Aujourd’hui, dans ce vent de nord-ouest d’une trentaine de nœuds et une mer formée mais bien rangée, le maître de l’espace/temps s’appelle François Gabart. Le bizuth du Vendée Globe navigue pour la première fois de sa vie dans l’océan indien et il n’a pas froid aux yeux. Cet après-midi, Macif est revenu à la hauteur de Banque Populaire. Entre deux vagues, au beau milieu de l’immensité liquide, les deux solitaires peuvent s’apercevoir.
Ces conditions très toniques vont continuer à propulser la tête de flotte vers la porte d’Amsterdam et jusqu’à l’orée de l’Australie. « Pour gagner une course, il faut aller vite » rappelait aujourd’hui Jean-Pierre Dick. Mais pour gagner une course, il faut aussi préserver l’intégrité de son bateau rétorquait à distance Armel Le Cléac’h : « Moi, je n’ai pas cherché à forcer, je fais ma route. Et cette route, je la connais. Nous ne sommes pas encore à la moitié du parcours ! ».
Quoi qu’il en soit, le top 5 va inexorablement creuser l’écart.

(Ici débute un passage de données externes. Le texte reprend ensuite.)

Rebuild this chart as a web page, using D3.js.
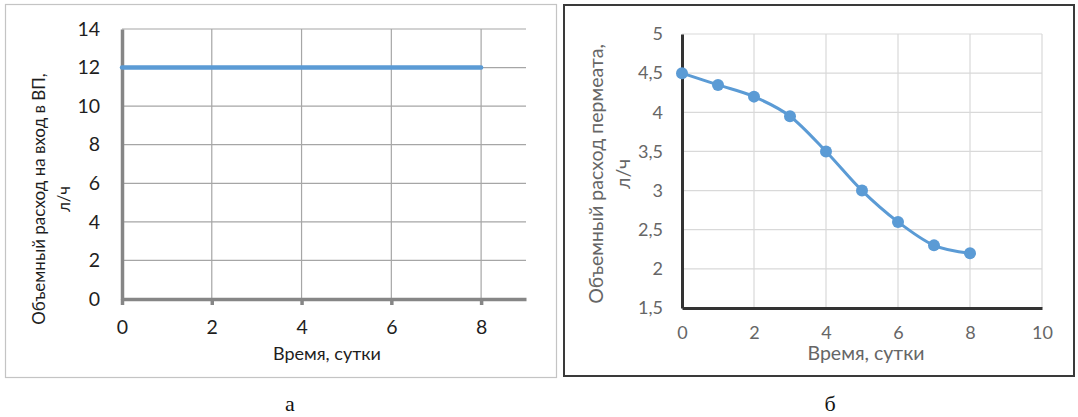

Car à l’arrière, jusqu’à Alessandro Di Benedetto, le seul concurrent qui navigue encore en Atlantique Sud, la météo est beaucoup moins favorable à une progression rapide vers l’Est.

Un mois en mer sans…

Voici un mois jour pour jour que les 13 solitaires sont en course. Un mois de solitude, sans une douche chaude, sans toilette, sans chauffage central, sans produits frais, sans lit stable et douillet, et sans possibilité d’étreindre ses proches. Un mois de bons coups et de coups de blues, de manœuvres, de bricoles, de sommeil haché, de vie rythmée par les classements. Mais aussi un mois d’instants privilégiés au milieu d’une nature dure mais généreuse, qui chaque jour prodigue ses moments magiques : des lumières aux milles nuances, la rencontre avec une baleine, un vol d’albatros.
Que leur manque t-il après 30 jours de mer ? « Rien » nous dit Arnaud Boissières (AKENA Vérandas). « Je suis bien là où je suis. Il me manque juste, peut-être, 500 milles pour être plus proche du groupe de tête ». « Croquer du pain chaud, ce serait exceptionnel » avoue Alex Thomson (Hugo Boss). « S’asseoir à une table pour manger, en tête à tête ou à plusieurs. Partager les bons moments, comme mon passage aujourd’hui à la longitude de Bonne Espérance » confie Tanguy De Lamotte (Initiatives-cœur). « Je ne vous dirais pas ce qui me manque en premier s’amuse Alessandro Di Benedetto. Mais en numéro 2, ce sont des fruits frais ». « De la vraie nourriture. J’en ai un peu marre du lyophilisé » regrette Mike Golding (Gamesa). Mais pour tous, ce sont les proches, les femmes, les enfants, qui font le plus cruellement défaut. « Un peu de chaleur humaine, on en a vraiment besoin à certains moments » concède Jean-Pierre Dick.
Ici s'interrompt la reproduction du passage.